• Set task:
Extract the lines from the start through the line that holds "zorder=3 + i, **st)", both included, omitting all images.

• Supplied data:
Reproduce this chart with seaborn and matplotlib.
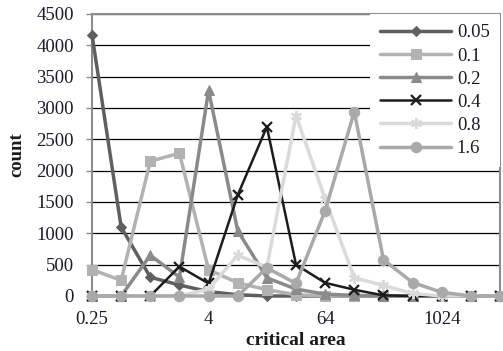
import numpy as np
import pandas as pd
import matplotlib
matplotlib.use("Agg")
import matplotlib.pyplot as plt
import seaborn as sns
from matplotlib.ticker import FixedLocator, FixedFormatter, NullLocator

# ---- data ----
areas = [0.25, 0.5, 1, 2, 4, 8, 16, 32, 64, 128, 256, 512, 1024, 2048, 4096]
s_005 = [4170, 1100, 300, 175, 70, 20, 0, 0, 0, 0, 0, 0, 0, 0, 0]
s_01 = [420, 250, 2150, 2280, 420, 210, 100, 20, 0, 0, 0, 0, 0, 0, 0]
s_02 = [0, 0, 650, 300, 3280, 1040, 290, 110, 30, 10, 0, 0, 0, 0, 0]
s_04 = [0, 0, 0, 470, 200, 1610, 2700, 500, 210, 100, 10, 0, 0, 0, 0]
s_08 = [0, 0, 0, 0, 110, 650, 460, 2880, 1550, 290, 170, 40, 0, 0, 0]
s_16 = [0, 0, 0, 0, 0, 0, 450, 200, 1360, 2940, 580, 215, 60, 0, 0]
series_labels = ["0.05", "0.1", "0.2", "0.4", "0.8", "1.6"]
x_ticks = [0.25, 4, 64, 1024]
x_tick_labels = ["0.25", "4", "64", "1024"]
y_ticks = [0, 500, 1000, 1500, 2000, 2500, 3000, 3500, 4000, 4500]

sns.set_theme(style="white")
plt.rcParams['font.family'] = ['Liberation Serif', 'DejaVu Serif']

fig = plt.figure(figsize=(5.03, 3.51), dpi=100)
ax = fig.add_axes([92/503, 1-296/351, 408/503, 282/351])

styles = [
    dict(color="#5f5f5f", marker="D", markersize=5.5, linewidth=2.5),
    dict(color="#b2b2b2", marker="s", markersize=7, linewidth=2.5),
    dict(color="#8a8a8a", marker="^", markersize=7.5, linewidth=2.5),
    dict(color="#1c1c1c", marker="x", markersize=7, linewidth=1.8, markeredgewidth=1.6),
    dict(color="#dadada", marker=(6, 2, 0), markersize=8, linewidth=2.5, markeredgewidth=1.6),
    dict(color="#a9a9a9", marker="o", markersize=7.5, linewidth=2.5),
]
all_series = [s_005, s_01, s_02, s_04, s_08, s_16]

for i, (vals, lab, st) in enumerate(zip(all_series, series_labels, styles)):
    df = pd.DataFrame({"area": areas, "count": vals})
    sns.lineplot(data=df, x="area", y="count", ax=ax, label=lab,
                 markeredgecolor=st["color"], clip_on=False, zorder=3 + i, **st)

ax.set_xscale("log", base=2)
ax.set_xlim(0.25, 4096)
ax.set_ylim(0, 4500)
ax.xaxis.set_major_locator(FixedLocator(x_ticks))
ax.xaxis.set_major_formatter(FixedFormatter(x_tick_labels))
ax.xaxis.set_minor_locator(NullLocator())
ax.set_yticks(y_ticks)
ax.set_yticklabels([str(v) for v in y_ticks])

ax.yaxis.grid(True, color="black", linewidth=0.9)
ax.xaxis.grid(False)
ax.set_axisbelow(True)
for side in ["left", "right", "top", "bottom"]:
    ax.spines[side].set_visible(True)
    ax.spines[side].set_color("#8c8c8c")
    ax.spines[side].set_linewidth(1.5)

ax.tick_params(axis="x", length=0, pad=11, labelsize=13.5, colors="#1a1a2a")
ax.tick_params(axis="y", length=4, width=1, color="#8c8c8c", pad=9,
               labelsize=13.5, labelcolor="#1a1a2a", left=True)

ax.set_xlabel("critical area", fontsize=14, fontweight="bold", labelpad=3,
              color="#1a1a1a")
ax.set_ylabel("count", fontsize=13.5, fontweight="bold", labelpad=8,
              color="#1a1a1a")

leg = ax.legend(loc="upper right", bbox_to_anchor=(1.0, 1.0), frameon=True,
                fontsize=13.5, handlelength=3.8, handletextpad=0.3,
                labelspacing=0.32, borderpad=0.55, borderaxespad=0.0,
                fancybox=False)
leg.get_frame().set_facecolor("white")
leg.get_frame().set_edgecolor("white")
leg.get_frame().set_alpha(1.0)
leg.get_frame().set_linewidth(0)
leg.set_zorder(20)
for t in leg.get_texts():
    t.set_color("#1a1a2a")

fig.savefig("out.png", dpi=100)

• Result:
Reproduce this chart with seaborn and matplotlib.
import numpy as np
import pandas as pd
import matplotlib
matplotlib.use("Agg")
import matplotlib.pyplot as plt
import seaborn as sns
from matplotlib.ticker import FixedLocator, FixedFormatter, NullLocator

# ---- data ----
areas = [0.25, 0.5, 1, 2, 4, 8, 16, 32, 64, 128, 256, 512, 1024, 2048, 4096]
s_005 = [4170, 1100, 300, 175, 70, 20, 0, 0, 0, 0, 0, 0, 0, 0, 0]
s_01 = [420, 250, 2150, 2280, 420, 210, 100, 20, 0, 0, 0, 0, 0, 0, 0]
s_02 = [0, 0, 650, 300, 3280, 1040, 290, 110, 30, 10, 0, 0, 0, 0, 0]
s_04 = [0, 0, 0, 470, 200, 1610, 2700, 500, 210, 100, 10, 0, 0, 0, 0]
s_08 = [0, 0, 0, 0, 110, 650, 460, 2880, 1550, 290, 170, 40, 0, 0, 0]
s_16 = [0, 0, 0, 0, 0, 0, 450, 200, 1360, 2940, 580, 215, 60, 0, 0]
series_labels = ["0.05", "0.1", "0.2", "0.4", "0.8", "1.6"]
x_ticks = [0.25, 4, 64, 1024]
x_tick_labels = ["0.25", "4", "64", "1024"]
y_ticks = [0, 500, 1000, 1500, 2000, 2500, 3000, 3500, 4000, 4500]

sns.set_theme(style="white")
plt.rcParams['font.family'] = ['Liberation Serif', 'DejaVu Serif']

fig = plt.figure(figsize=(5.03, 3.51), dpi=100)
ax = fig.add_axes([92/503, 1-296/351, 408/503, 282/351])

styles = [
    dict(color="#5f5f5f", marker="D", markersize=5.5, linewidth=2.5),
    dict(color="#b2b2b2", marker="s", markersize=7, linewidth=2.5),
    dict(color="#8a8a8a", marker="^", markersize=7.5, linewidth=2.5),
    dict(color="#1c1c1c", marker="x", markersize=7, linewidth=1.8, markeredgewidth=1.6),
    dict(color="#dadada", marker=(6, 2, 0), markersize=8, linewidth=2.5, markeredgewidth=1.6),
    dict(color="#a9a9a9", marker="o", markersize=7.5, linewidth=2.5),
]
all_series = [s_005, s_01, s_02, s_04, s_08, s_16]

for i, (vals, lab, st) in enumerate(zip(all_series, series_labels, styles)):
    df = pd.DataFrame({"area": areas, "count": vals})
    sns.lineplot(data=df, x="area", y="count", ax=ax, label=lab,
                 markeredgecolor=st["color"], clip_on=False, zorder=3 + i, **st)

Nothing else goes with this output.